Question

Among the complex numbers $z$ which satisfy the condition $|z-25i|\le 15,$ find the number having the least positive and greatest positive argument.

Answer 1

The complex numbers $z$ satisfying the condition
$|z-25i|\le 15$
are represented by the points inside and
on this circle of radius $15$ and centre at the point $C(0,25)$. From the figure, it is clear that the complex number $z$ satisfying $\left(1\right)$ and having least positive argument correspond to the point $P(x,y)$ which is the point of contact
ofa ray issuing from the origin and lying in the first quadrant
to the above circle.

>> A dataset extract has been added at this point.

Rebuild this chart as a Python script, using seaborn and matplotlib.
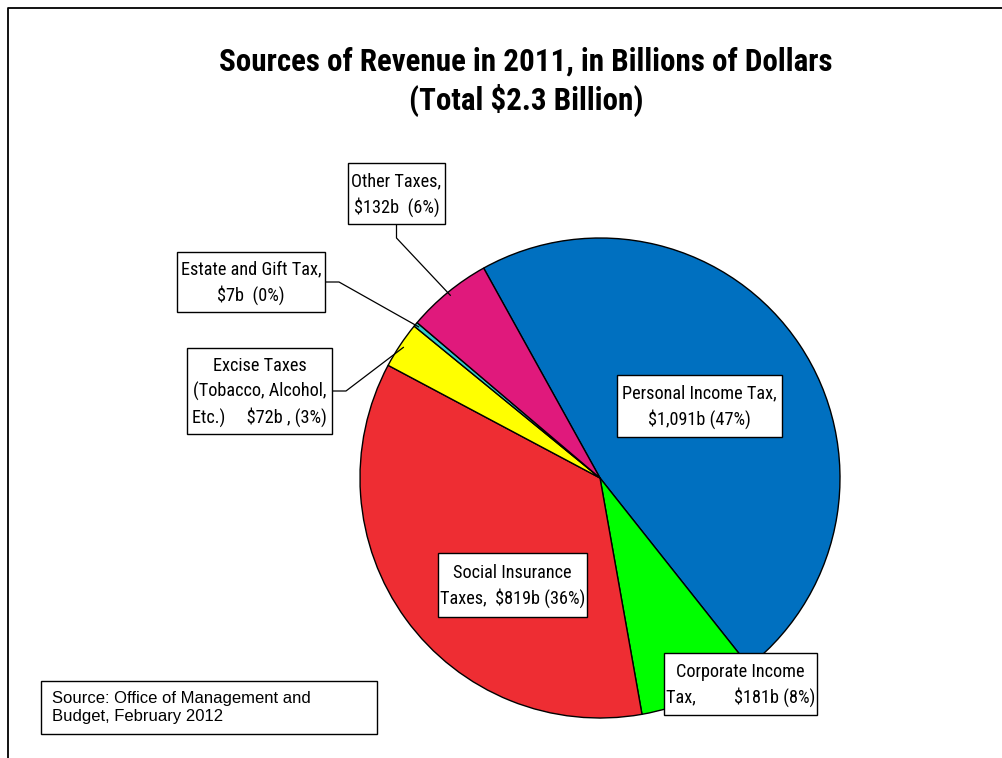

The positive argument of all other points
which and on the circle is greater than the argument of $P$
From figure, we have
$OC=25,CP=radius=15$
and $\angle CPO=90$
Hence $OP=\sqrt{{OC}^2-{CP}^2}=\sqrt{{25}^2-{15}^2}=20$.
If $\angle PCO=\theta$, then $\angle PON=\theta$, Also
$cos\theta =\frac{PC}{OC}=\frac{15}{25}=\frac{3}{5},$
$\therefore x=ON=OP\cos \theta =20\times \left(3/5\right)=12,$
and $y=PN=OP\sin \theta =20\times \left(4/5\right)=16,$.
Hence $P$ represents the complex number $z=x+iy=12+16i$ which
is therefore the required value of $z$ satisfying the given
conditions. The corresponding point $Q$ on the other tangent
from $O$ will have greatest $+ive$ argument. It will be $-12+16i$ whose argument is $\pi -\theta$.